REVIEW: Al Williamson’s Flash Gordon
BRIEF SYNOPSIS: An omnibus of Al Williamson’s spectacular work on Flash Gordon strips and comics.
PROS: Great reproductions, nice format, and a nice surprise.
CONS: None worth complaining about.
BOTTOM LINE: Over 200 pages of retro-sexy fanboy bliss.
The subtitle of this volume is “A Lifelong Vision of the Heroic,” and this book delivers on every page. After an introduction by Groo and MAD cartoonist Sergio Aragones, Mark Schultz gives us the story of how Al Williamson came to be the Flash Gordon illustrator-of-choice in the wake of Alex Raymond. What follows is a breathtaking collection of Williamson’s work from the 50s all the way to 2001.
I am always fascinated with how artists evolve, and here we see the classic line drawings develop into full lushness. There’s cinematic compositions, and some deceptively simple frames that convey volumes. Tucked in the corners of some panels are hints of ancient ruins or a section of some strange machine that really sell the scope of the setting. The shading becomes dramatic over the years, and the backgrounds more involved and alien. This is simply brilliant work.
Three things really push this book over the top for me.
- The reproductions are state of the art. There are pages scanned so well you can actually see the brush strokes from the inking process. Even though this is an omnibus, it works just as well as a book on technique.
- There are a lot of sketchbook illustrations, often is varied stages of development. Once again this is an important view into the artist’s work.
- On page 115 we are treated to an adaptation of the 1980 Flash Gordon movie. It starts off with a text piece about how it came to be, and Williamson’s disappointment at how the campy the film was. Then we see the environs of Mongo as, in my opinion, they should truly appear. There’s twisting vegetation and terrifying rock formations and bloated moons dominating the sky. This section of the book makes you pine for a film that could have been. There are even some unused pages for scenes that were rewritten or dropped.
There needs to be some mention of Williamson’s design work. He crafts alien beasties and sleek vehicles with equal meticulousness. Giant fringed lizards attacking art-deco drill machines never looked so good. Ever.

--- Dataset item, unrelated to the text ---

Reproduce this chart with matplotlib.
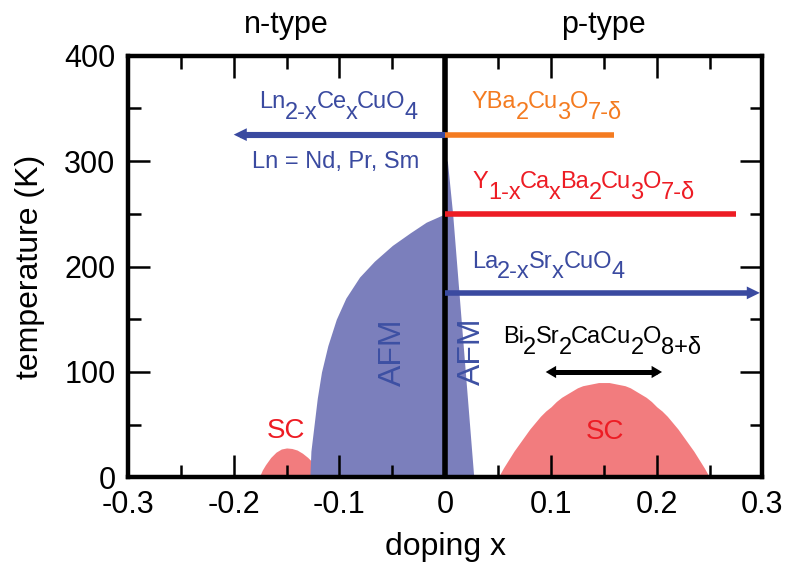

And lest I fixate on the detail and craft of the art, it must be stated that Williamson is a master of storytelling. The plots flow smoothly with an economy of exposition and action sequences that hit all the right notes.
The book also includes the beautiful one-page advertising strips from Flash’s tenure as Union Carbide’s “Plastics Representative to the Outer Worlds” in the early 70s.
Mark Schultz gives us an informative history throughout this collection, providing insight not only into Williamson’s personal life but into the realities of publishing, syndication, and the comics industry in the second half of the 20th century.
Lastly, this book is a love letter to the character of Flash Gordon. Having recently watched the entire Filmation cartoon series, I came away from this book with a better appreciation of how much can actually be done with the characters. We also see Flash develop over time, trading in the tights and headgear for big collars and a sword. And Ming was menacing even when he had a big feathery crest on his skullcap.
This is Planetary Romance on a grand scale. Giant monsters and space princesses and corrupt evildoers leap from each page. It is also the “Vision of the Heroic” the cover promises. Moreso, it is a testament to the talent of one man and the endurance of the character he clearly loves.